- EXERCISE INSTRUCTIONS
Among the entries below, extract exactly the lines that run from the one with "Recreate this image" through the one with "const pkpkTicks = [0, 50, 100, 150, 200, 250];", both ends included.

- GIVEN INFORMATION

....

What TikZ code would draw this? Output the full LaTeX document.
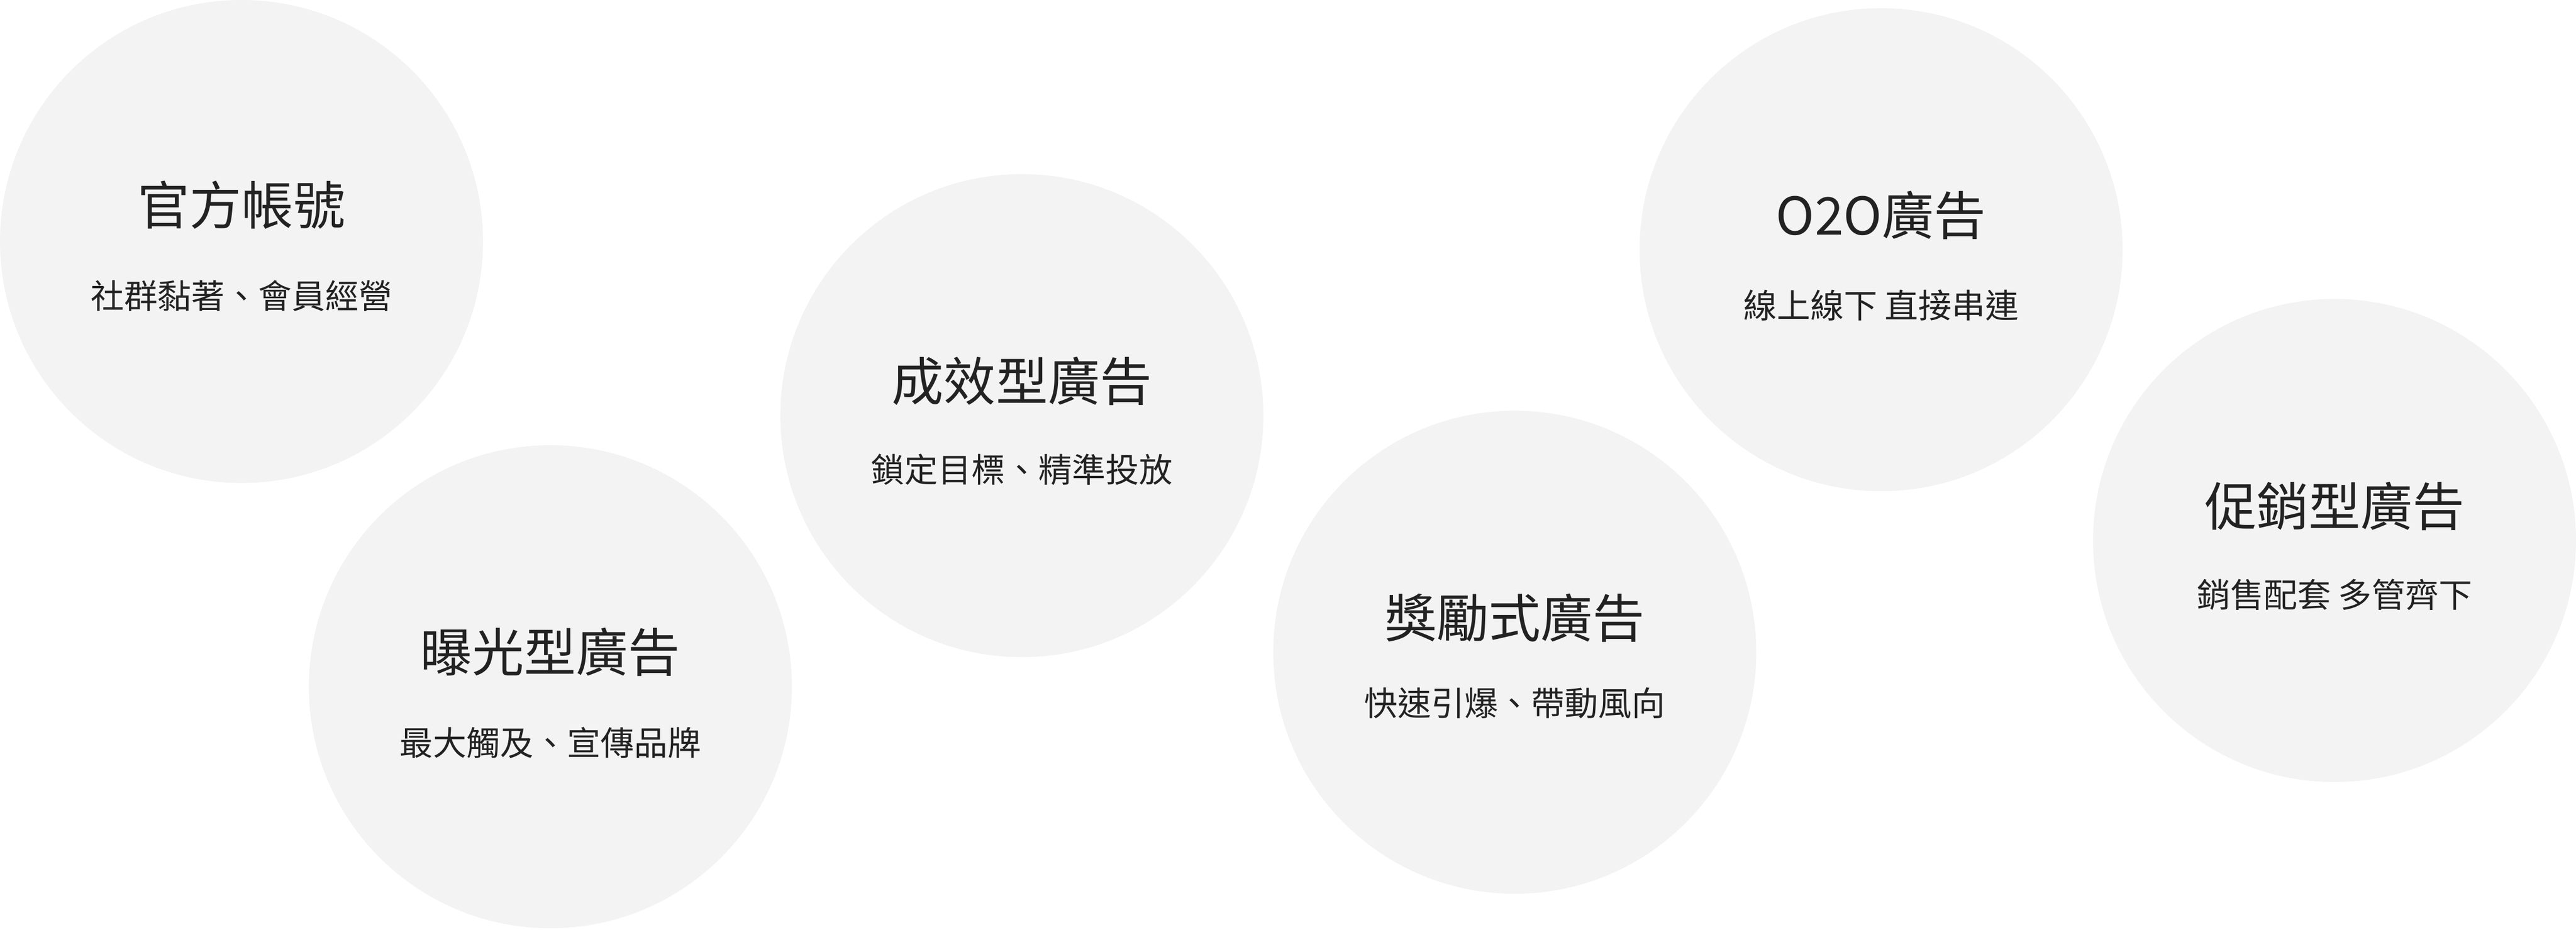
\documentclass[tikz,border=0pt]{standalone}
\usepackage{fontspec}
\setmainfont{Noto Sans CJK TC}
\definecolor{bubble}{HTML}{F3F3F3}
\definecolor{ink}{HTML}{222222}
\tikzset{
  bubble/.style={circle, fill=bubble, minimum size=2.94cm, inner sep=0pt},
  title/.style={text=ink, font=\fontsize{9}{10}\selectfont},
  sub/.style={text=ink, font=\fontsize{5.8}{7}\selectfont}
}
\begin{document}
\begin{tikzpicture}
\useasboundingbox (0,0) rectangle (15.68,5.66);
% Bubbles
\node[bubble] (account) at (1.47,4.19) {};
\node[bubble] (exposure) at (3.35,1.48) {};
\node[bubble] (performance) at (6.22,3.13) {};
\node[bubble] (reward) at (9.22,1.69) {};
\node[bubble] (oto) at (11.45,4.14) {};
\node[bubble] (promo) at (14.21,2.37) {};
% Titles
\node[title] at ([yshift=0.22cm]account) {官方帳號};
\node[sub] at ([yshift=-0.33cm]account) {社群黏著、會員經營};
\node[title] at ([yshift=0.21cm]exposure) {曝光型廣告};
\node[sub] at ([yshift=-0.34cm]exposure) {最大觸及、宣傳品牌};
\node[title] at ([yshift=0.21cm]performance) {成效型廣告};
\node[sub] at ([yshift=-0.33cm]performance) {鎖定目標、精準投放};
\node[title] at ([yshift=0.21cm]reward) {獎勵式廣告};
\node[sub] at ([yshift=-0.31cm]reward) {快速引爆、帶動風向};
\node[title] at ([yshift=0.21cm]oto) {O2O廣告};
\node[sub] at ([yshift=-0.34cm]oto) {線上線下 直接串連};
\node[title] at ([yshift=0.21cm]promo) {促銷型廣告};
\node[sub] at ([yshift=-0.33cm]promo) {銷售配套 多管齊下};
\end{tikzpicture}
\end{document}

....

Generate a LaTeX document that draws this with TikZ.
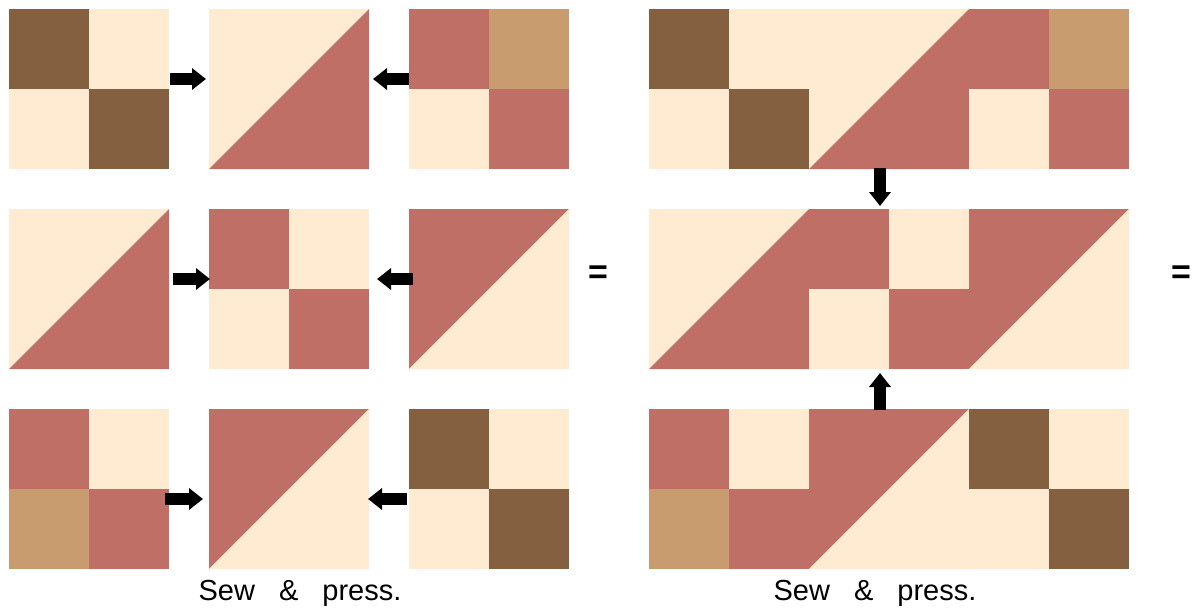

....

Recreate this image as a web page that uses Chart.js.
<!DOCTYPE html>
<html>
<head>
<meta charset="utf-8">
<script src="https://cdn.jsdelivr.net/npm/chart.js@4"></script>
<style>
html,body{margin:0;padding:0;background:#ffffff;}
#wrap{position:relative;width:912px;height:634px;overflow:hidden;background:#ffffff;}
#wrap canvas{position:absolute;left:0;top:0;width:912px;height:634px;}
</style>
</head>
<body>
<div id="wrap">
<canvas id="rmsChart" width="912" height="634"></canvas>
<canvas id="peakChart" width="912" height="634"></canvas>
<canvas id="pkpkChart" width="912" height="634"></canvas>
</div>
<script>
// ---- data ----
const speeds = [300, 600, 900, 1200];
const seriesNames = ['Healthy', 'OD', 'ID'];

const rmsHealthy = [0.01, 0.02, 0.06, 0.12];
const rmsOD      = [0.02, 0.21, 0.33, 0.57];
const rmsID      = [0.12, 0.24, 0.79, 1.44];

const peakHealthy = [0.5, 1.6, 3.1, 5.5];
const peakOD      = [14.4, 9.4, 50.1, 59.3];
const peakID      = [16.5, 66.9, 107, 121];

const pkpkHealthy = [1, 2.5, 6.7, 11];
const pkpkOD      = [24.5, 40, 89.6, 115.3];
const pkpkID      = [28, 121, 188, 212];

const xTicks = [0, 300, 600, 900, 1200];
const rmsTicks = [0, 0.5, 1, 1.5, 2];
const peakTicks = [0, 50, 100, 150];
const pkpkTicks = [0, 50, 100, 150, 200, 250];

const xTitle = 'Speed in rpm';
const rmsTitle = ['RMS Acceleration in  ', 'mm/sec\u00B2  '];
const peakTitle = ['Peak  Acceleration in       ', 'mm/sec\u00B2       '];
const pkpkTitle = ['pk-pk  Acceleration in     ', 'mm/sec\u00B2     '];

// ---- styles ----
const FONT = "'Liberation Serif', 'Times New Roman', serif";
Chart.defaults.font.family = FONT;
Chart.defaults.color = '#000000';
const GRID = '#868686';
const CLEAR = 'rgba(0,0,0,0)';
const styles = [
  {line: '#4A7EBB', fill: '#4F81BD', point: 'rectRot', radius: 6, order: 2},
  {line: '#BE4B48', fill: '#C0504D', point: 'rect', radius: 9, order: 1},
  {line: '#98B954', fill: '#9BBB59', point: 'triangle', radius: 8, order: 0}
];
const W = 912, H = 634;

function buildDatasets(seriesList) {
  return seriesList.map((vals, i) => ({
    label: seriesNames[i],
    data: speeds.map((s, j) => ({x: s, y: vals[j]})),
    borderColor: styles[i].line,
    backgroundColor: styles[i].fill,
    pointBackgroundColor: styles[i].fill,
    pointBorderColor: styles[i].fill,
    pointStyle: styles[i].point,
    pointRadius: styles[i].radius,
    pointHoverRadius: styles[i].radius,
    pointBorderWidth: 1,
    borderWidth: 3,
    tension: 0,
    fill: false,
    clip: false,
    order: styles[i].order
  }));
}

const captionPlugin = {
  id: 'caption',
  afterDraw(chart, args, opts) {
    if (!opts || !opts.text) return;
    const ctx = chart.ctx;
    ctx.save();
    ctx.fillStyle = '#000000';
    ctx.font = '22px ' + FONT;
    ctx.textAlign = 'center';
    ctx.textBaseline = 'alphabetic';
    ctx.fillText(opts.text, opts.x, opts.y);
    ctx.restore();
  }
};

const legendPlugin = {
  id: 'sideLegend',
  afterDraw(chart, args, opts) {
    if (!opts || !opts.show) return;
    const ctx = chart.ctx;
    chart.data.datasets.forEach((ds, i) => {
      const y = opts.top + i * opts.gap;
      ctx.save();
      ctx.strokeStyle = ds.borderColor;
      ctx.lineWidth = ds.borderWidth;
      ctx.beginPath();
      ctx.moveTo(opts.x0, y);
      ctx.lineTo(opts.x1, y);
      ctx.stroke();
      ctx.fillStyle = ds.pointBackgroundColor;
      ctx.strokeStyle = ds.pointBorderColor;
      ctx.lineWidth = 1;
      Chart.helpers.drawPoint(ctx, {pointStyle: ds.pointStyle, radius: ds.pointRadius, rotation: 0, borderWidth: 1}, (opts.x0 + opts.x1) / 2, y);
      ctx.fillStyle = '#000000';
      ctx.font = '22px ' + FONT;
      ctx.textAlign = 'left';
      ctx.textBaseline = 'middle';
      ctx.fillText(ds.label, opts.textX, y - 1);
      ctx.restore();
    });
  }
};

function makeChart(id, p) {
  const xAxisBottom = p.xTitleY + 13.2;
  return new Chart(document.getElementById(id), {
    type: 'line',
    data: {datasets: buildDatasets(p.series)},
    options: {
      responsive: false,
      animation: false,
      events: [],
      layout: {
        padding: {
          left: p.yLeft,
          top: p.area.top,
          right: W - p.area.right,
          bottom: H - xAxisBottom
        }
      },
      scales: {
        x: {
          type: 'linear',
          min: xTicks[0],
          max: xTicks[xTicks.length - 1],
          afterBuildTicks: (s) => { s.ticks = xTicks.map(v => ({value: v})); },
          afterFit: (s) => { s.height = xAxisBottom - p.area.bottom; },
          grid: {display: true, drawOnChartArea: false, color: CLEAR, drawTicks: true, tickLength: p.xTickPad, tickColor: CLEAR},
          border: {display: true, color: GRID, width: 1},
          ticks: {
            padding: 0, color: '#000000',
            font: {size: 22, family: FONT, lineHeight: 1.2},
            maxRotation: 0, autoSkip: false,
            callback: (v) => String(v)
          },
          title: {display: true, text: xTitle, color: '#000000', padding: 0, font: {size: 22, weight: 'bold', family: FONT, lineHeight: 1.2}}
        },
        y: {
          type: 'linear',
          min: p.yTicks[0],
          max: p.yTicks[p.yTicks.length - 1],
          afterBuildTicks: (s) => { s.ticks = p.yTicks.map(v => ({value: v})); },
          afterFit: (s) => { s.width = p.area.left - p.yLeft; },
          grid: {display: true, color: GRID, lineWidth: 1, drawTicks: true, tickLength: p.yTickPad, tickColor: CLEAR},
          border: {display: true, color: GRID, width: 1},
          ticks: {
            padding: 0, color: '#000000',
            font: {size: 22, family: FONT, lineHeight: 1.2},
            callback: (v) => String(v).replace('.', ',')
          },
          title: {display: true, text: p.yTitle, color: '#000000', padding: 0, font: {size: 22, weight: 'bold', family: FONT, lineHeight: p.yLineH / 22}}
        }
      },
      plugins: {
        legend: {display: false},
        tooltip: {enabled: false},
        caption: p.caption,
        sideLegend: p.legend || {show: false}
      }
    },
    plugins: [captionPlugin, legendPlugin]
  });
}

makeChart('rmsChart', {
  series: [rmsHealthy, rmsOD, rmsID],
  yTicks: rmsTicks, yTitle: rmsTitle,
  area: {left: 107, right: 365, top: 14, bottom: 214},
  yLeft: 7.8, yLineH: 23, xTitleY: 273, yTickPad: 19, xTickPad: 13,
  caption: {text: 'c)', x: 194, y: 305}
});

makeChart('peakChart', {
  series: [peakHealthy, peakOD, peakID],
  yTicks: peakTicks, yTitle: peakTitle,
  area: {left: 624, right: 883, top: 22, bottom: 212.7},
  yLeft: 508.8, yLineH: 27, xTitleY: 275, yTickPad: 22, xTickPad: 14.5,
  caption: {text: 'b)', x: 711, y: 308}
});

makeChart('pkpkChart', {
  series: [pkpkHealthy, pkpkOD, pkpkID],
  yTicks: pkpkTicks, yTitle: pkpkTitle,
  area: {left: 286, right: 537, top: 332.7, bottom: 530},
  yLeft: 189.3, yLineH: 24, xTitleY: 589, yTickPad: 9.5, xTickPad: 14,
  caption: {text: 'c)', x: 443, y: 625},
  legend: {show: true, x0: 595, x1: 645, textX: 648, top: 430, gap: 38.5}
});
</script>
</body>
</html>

....

- EXERCISE SOLUTION
Recreate this image as a web page that uses Chart.js.
<!DOCTYPE html>
<html>
<head>
<meta charset="utf-8">
<script src="https://cdn.jsdelivr.net/npm/chart.js@4"></script>
<style>
html,body{margin:0;padding:0;background:#ffffff;}
#wrap{position:relative;width:912px;height:634px;overflow:hidden;background:#ffffff;}
#wrap canvas{position:absolute;left:0;top:0;width:912px;height:634px;}
</style>
</head>
<body>
<div id="wrap">
<canvas id="rmsChart" width="912" height="634"></canvas>
<canvas id="peakChart" width="912" height="634"></canvas>
<canvas id="pkpkChart" width="912" height="634"></canvas>
</div>
<script>
// ---- data ----
const speeds = [300, 600, 900, 1200];
const seriesNames = ['Healthy', 'OD', 'ID'];

const rmsHealthy = [0.01, 0.02, 0.06, 0.12];
const rmsOD      = [0.02, 0.21, 0.33, 0.57];
const rmsID      = [0.12, 0.24, 0.79, 1.44];

const peakHealthy = [0.5, 1.6, 3.1, 5.5];
const peakOD      = [14.4, 9.4, 50.1, 59.3];
const peakID      = [16.5, 66.9, 107, 121];

const pkpkHealthy = [1, 2.5, 6.7, 11];
const pkpkOD      = [24.5, 40, 89.6, 115.3];
const pkpkID      = [28, 121, 188, 212];

const xTicks = [0, 300, 600, 900, 1200];
const rmsTicks = [0, 0.5, 1, 1.5, 2];
const peakTicks = [0, 50, 100, 150];
const pkpkTicks = [0, 50, 100, 150, 200, 250];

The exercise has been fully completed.